Sonae: Há uma linha que separa o medo da coragem
A Sonae não quis contribuir para aumentar a longa lista de lesados que já há neste país. Até porque a MC muito provavelmente não seria a última Sonae a chegar à bolsa.
Enquanto lá fora se vivem momentos de azáfama, com muitas empresas a procurarem abrir caminho para a bolsa, em Lisboa é o marasmo. A praça portuguesa está praticamente às moscas, com a saída de muitas cotadas que tardam em serem “substituídas”. Daí que quando surge uma oferta pública todos os olhos se virem para aqueles que ousam ceder parte do capital à loucura do sobe e desce constantes.
Foi assim com a Raize, a primeira empresa em alguns anos a entrar no mercado nacional. Mas principalmente com a Sonae MC, o braço do retalho da Sonae, empresa fundada por Belmiro de Azevedo. Há muito que a família alimenta a bolsa portuguesa de empresas — sem contar com o Estado, diria que tem sido a maior fornecedora de ações para o número 196 da Avenida da Liberdade.
A MC prometia, mas não cumpriu. Uma semana depois de arrancar para o mercado, e após um trabalho de meses nos bastidores, a oferta pública de venda falhou. Sem papas na língua, caiu porque a Sonae, juntamente com os bancos de investimento por si contratados, não conseguiu convencer os grandes investidores de que este era um bom negócio. Que havia dinheiro a ganhar com este aposta.
E não convenceu porquê? A Sonae MC não vale o que diz valer? Nada disso. Valer, vale. É um negocio arriscado? Todos são, com mais ou menos risco, todos têm algum. A questão não está aí. Esta no peso que esse fator, o do risco, tem em determinado momento. E neste momento, risco há muito.
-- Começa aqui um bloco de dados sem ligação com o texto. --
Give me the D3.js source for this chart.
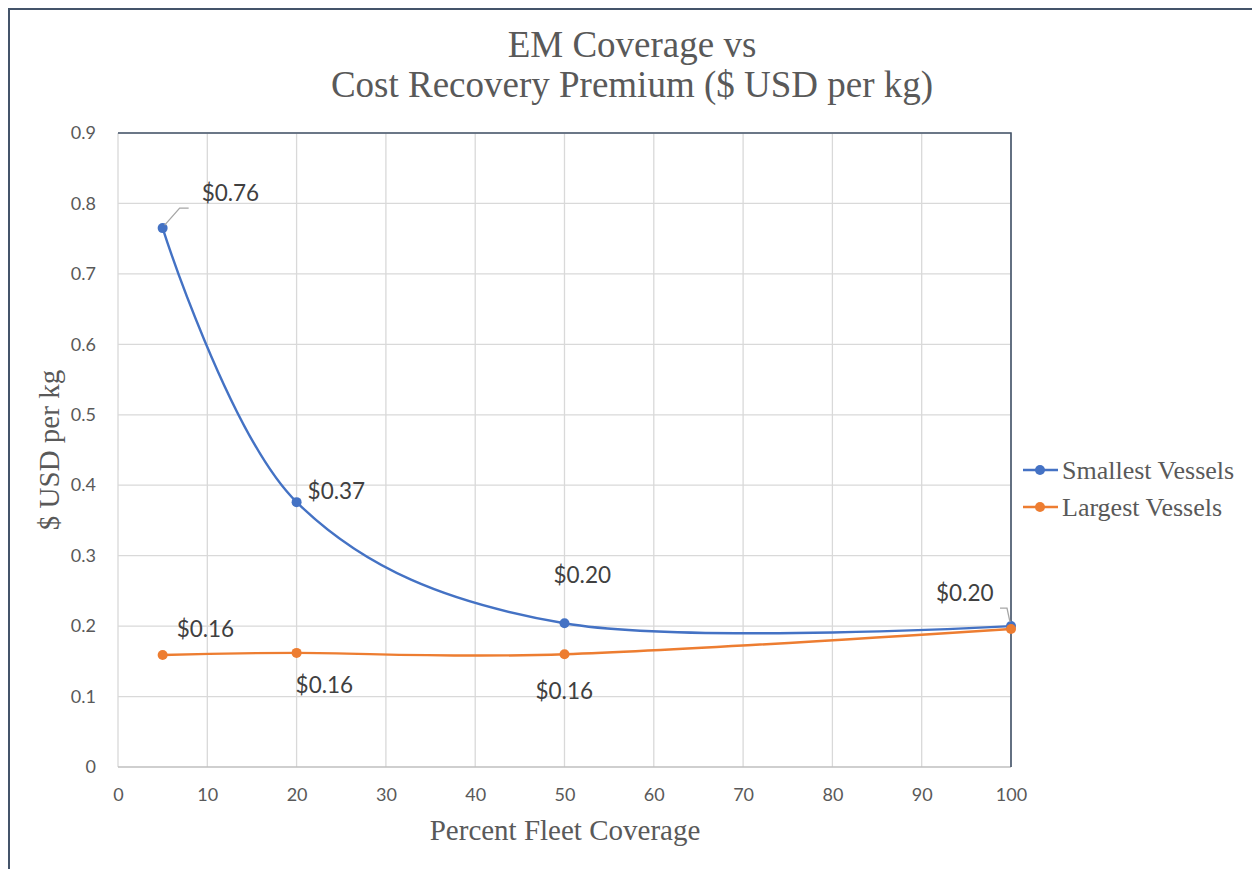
<!DOCTYPE html>
<html><head><meta charset="utf-8">
<script src="https://cdn.jsdelivr.net/npm/d3@7"></script>
<style>html,body{margin:0;padding:0;background:#fff;}</style>
</head><body>
<svg id="chart" width="1252" height="869"></svg>
<script>
const coverage = [5, 20, 50, 100];
const smallestVessels = [0.765, 0.376, 0.204, 0.200];
const largestVessels = [0.159, 0.162, 0.160, 0.196];
const smallestLabels = ["$0.76", "$0.37", "$0.20", "$0.20"];
const largestLabels = ["$0.16", "$0.16", "$0.16", ""];
const xTicks = [0,10,20,30,40,50,60,70,80,90,100];
const yTicks = [0,0.1,0.2,0.3,0.4,0.5,0.6,0.7,0.8,0.9];
const seriesNames = ["Smallest Vessels", "Largest Vessels"];
const colors = ["#4472C4", "#ED7D31"];

const svg = d3.select("#chart");
const x = d3.scaleLinear().domain([0,100]).range([118,1011]);
const y = d3.scaleLinear().domain([0,0.9]).range([767,133]);
const sans = "Lato, 'Open Sans', sans-serif";
const serif = "'Liberation Serif', 'Times New Roman', serif";

// outer border
svg.append("path").attr("d","M9,869 L9,9 L1252,9").attr("fill","none").attr("stroke","#44546A").attr("stroke-width",2);

// title
const title = svg.append("text").attr("text-anchor","middle").attr("font-family",serif).attr("font-size",37).attr("fill","#595959");
title.append("tspan").attr("x",632).attr("y",57).text("EM Coverage vs");
title.append("tspan").attr("x",632).attr("y",97).text("Cost Recovery Premium ($ USD per kg)");

// gridlines
svg.append("g").selectAll("line").data(yTicks.slice(1)).join("line")
  .attr("x1",x(0)).attr("x2",x(100)).attr("y1",d=>y(d)).attr("y2",d=>y(d))
  .attr("stroke","#d9d9d9").attr("stroke-width",1.3);
svg.append("g").selectAll("line").data(xTicks).join("line")
  .attr("x1",d=>x(d)).attr("x2",d=>x(d)).attr("y1",y(0)).attr("y2",y(0.9))
  .attr("stroke","#d9d9d9").attr("stroke-width",1.3);
// bottom axis line
svg.append("line").attr("x1",x(0)).attr("x2",x(100)).attr("y1",y(0)).attr("y2",y(0)).attr("stroke","#bfbfbf").attr("stroke-width",1.3);
// top and right borders of plot
svg.append("path").attr("d",`M${x(0)},${y(0.9)} L${x(100)},${y(0.9)} L${x(100)},${y(0)}`)
  .attr("fill","none").attr("stroke","#44546A").attr("stroke-width",1.6);

// axes via d3 axis, styled
const xAxis = svg.append("g").attr("transform",`translate(0,${y(0)})`)
  .call(d3.axisBottom(x).tickValues(xTicks).tickSize(0).tickPadding(21).tickFormat(d3.format("d")));
xAxis.select(".domain").remove();
xAxis.selectAll("text").attr("font-family",sans).attr("font-size",18).attr("fill","#595959");
const yAxis = svg.append("g").attr("transform",`translate(${x(0)},0)`)
  .call(d3.axisLeft(y).tickValues(yTicks).tickSize(0).tickPadding(22).tickFormat(d=>d===0?"0":d3.format(".1f")(d)));
yAxis.select(".domain").remove();
yAxis.selectAll("text").attr("font-family",sans).attr("font-size",18).attr("fill","#595959");

// axis titles
svg.append("text").attr("x",565).attr("y",840).attr("text-anchor","middle").attr("font-family",serif).attr("font-size",29).attr("fill","#595959").text("Percent Fleet Coverage");
svg.append("text").attr("transform","translate(59,450) rotate(-90)").attr("text-anchor","middle").attr("font-family",serif).attr("font-size",29).attr("fill","#595959").text("$ USD per kg");

// series
const line = d3.line().x(d=>x(d[0])).y(d=>y(d[1])).curve(d3.curveCardinal.tension(0));
const series = [smallestVessels, largestVessels];
series.forEach((vals,i)=>{
  const pts = coverage.map((c,j)=>[c,vals[j]]);
  svg.append("path").datum(pts).attr("d",line).attr("fill","none").attr("stroke",colors[i]).attr("stroke-width",2.4);
});
series.forEach((vals,i)=>{
  const pts = coverage.map((c,j)=>[c,vals[j]]);
  svg.append("g").selectAll("circle").data(pts).join("circle")
    .attr("cx",d=>x(d[0])).attr("cy",d=>y(d[1])).attr("r",5).attr("fill",colors[i]);
});

// leader lines
svg.append("path").attr("d",`M${x(5)+2},${y(smallestVessels[0])-3} L${x(5)+17},${y(smallestVessels[0])-20} L${x(5)+26},${y(smallestVessels[0])-20}`)
  .attr("fill","none").attr("stroke","#a6a6a6").attr("stroke-width",1.3);
svg.append("path").attr("d",`M${x(100)-11},${y(smallestVessels[3])-18} L${x(100)-4},${y(smallestVessels[3])-18} L${x(100)-1},${y(smallestVessels[3])-4}`)
  .attr("fill","none").attr("stroke","#a6a6a6").attr("stroke-width",1.3);

// data labels
const labelOffsets = [[[39,-35],[11,-11],[-11,-48],[-75,-33]], [[14,-26],[-1,32],[-29,37]]];
const lbl = svg.append("g").attr("font-family",sans).attr("font-size",22.5).attr("fill","#404040");
smallestLabels.forEach((t,j)=>{
  if(!t) return;
  lbl.append("text").attr("x",x(coverage[j])+labelOffsets[0][j][0]).attr("y",y(smallestVessels[j])+labelOffsets[0][j][1]).attr("dy","0.35em").text(t);
});
largestLabels.forEach((t,j)=>{
  if(!t) return;
  lbl.append("text").attr("x",x(coverage[j])+labelOffsets[1][j][0]).attr("y",y(largestVessels[j])+labelOffsets[1][j][1]).attr("dy","0.35em").text(t);
});

// legend
const lg = svg.append("g");
seriesNames.forEach((n,i)=>{
  const ly = 470 + i*37;
  lg.append("line").attr("x1",1023).attr("x2",1058).attr("y1",ly).attr("y2",ly).attr("stroke",colors[i]).attr("stroke-width",2.4);
  lg.append("circle").attr("cx",1040).attr("cy",ly).attr("r",5).attr("fill",colors[i]);
  lg.append("text").attr("x",1062).attr("y",ly).attr("dy","0.33em").attr("font-family",serif).attr("font-size",26).attr("fill","#595959").text(n);
});
</script>
</body></html>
E os investidores fogem dele.
Há Itália, que faz estremecer a Europa com o seu governo despesista, há a China em “guerra” com os EUA, há a economia global que, diz o FMI, está com uma indisposição, podendo precisar de ir ao médico. E há um “loco” que, além de todos os dias brincar às tarifas com os amigos chineses, ainda se atira à Fed, dizendo que esta endoideceu. Está tudo doido. E isso provoca medo.
Mas foi medo que a Sonae teve? Foi por isso que a OPV do ano fracassou. Não. Não acredito. A Sonae tem um negócio sólido para pôr no mercado. E sabe disso. E sabe que este processo, apesar de fazer sentido para arrumar a casa à holding, não tem obrigatoriamente de acontecer já. O contexto de mercado não poderia ter sido o pior para Paulo Azevedo. Mas a Sonae, quanto muito, foi corajosa.
A linha que separa o medo da coragem é ténue, pode dizer-se. Neste caso a coragem está, primeiro, por ter deixado expresso no prospeto que se a loucura tomasse conta dos mercados, impossibilitando a venda das ações aos grandes investidores, que a operação cairia por terra. Depois, porque evitou vender ao desbarato o que durante anos andou a construir (um império no retalho), mas também porque evitou mais um rombo à carteira de muitos pequenos aforradores.
Se a Sonae quisesse mesmo, se estivesse desesperada por fazer esta OPV, fazia-a. Não vendia ao preço máximo, vendia ao valor mais baixo. Os investidores pagavam. Mas não tardariam as comparações com outras empresas que em tempos áureos foram para a bolsa a milhões e hoje valem tostões… com prejuízo para quem nelas investiu as poupanças. A Sonae não quis contribuir para aumentar a longa lista de lesados que já há neste país. Até porque a MC muito provavelmente não seria a última Sonae a chegar à bolsa. E depois? Quem voltaria a investir numa qualquer empresa da Sonae?